Toen hij de zestig was gepasseerd herinnerde Johnny Hallyday alias Jean-Philippe Smet zich plotseling zijn Belgische afkomst. Volgens waarnemers was het enkel maar omdat hij zich dan in Monaco zou kunnen vestigen en van het belastingvoordeel genieten (dat geldt immers niet voor Fransen), maar kom, de populairste zanger van Frankrijk was blijkbaar toch welkom in ons land, al verkoos-ie uiteindelijk Zwitserland om hetzelfde doel te bereiken. Wellicht tot groot genoegen van Marc Moulin. Die was immers helemààl niet gelukkig met Hallyday: “C’est un peu à cause de lui que la chanson française est devenue un sous-produit anglo-saxon. Hallyday, c’est le plan Marshall.” (Le Vif, 12/10/1990)
Inderdaad, Hallyday, de naam zegt het zelf al (zij het dat deze naam reeds de artiestennaam was van zijn stiefvader, Lee Ketcham, een danser uit Oklahoma). Toch woont hij de eerste twee jaren van zijn carrière in bij niemand minder dan Charles Aznavour, ook al is die op dat moment nog niet echt beroemd. Aznavour spoort hem aan om ook wat “ernstige” nummers te zingen en niet enkel “yeh yeh”. Samen met zijn schoonbroer George Garvarentz schrijft hij voor Hallyday dan ook “Retiens la nuit” en later voor zijn vrouw Sylvie Vartan “La plus belle pour aller danser”.
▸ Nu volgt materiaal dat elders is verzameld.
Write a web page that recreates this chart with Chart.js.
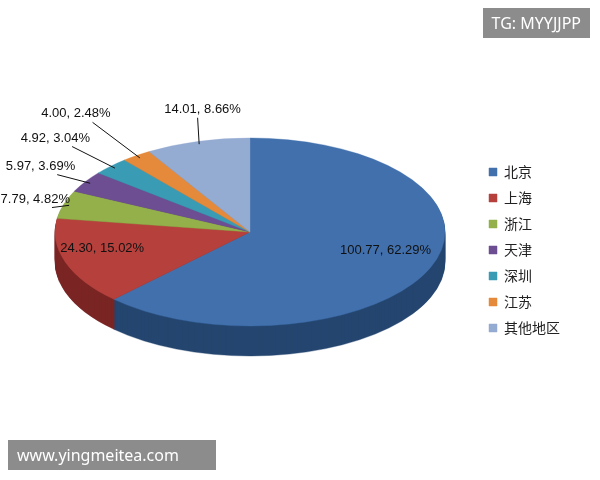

Ondertussen heeft Johnny Hallyday het ook proberen maken in Engelssprekende landen. “King for tonight” wordt voor hem geschreven door Artie Wayne en Ben Raleigh en Hallyday neemt het op in Nashville in 1962. Het zal echter pas worden uitgebracht in 1990, omdat het Engels van Johnny toch niet je dàt was. Het nummer werd dan maar ingezongen door ene Matt Collins, een Franse Joegoslaaf die bij het zelfde label zat. Het wordt echter ook geen succes en daarom wordt het getranscribeerd voor een meisje en aan de piepjonge Helen Shapiro gegeven. Die was zelf nog op tournee geweest met The Beatles en John Lennon en Paul McCartney hadden voor haar dan ook “Misery” geschreven. Dat werd echter terzijde geschoven voor “Queen for tonight”.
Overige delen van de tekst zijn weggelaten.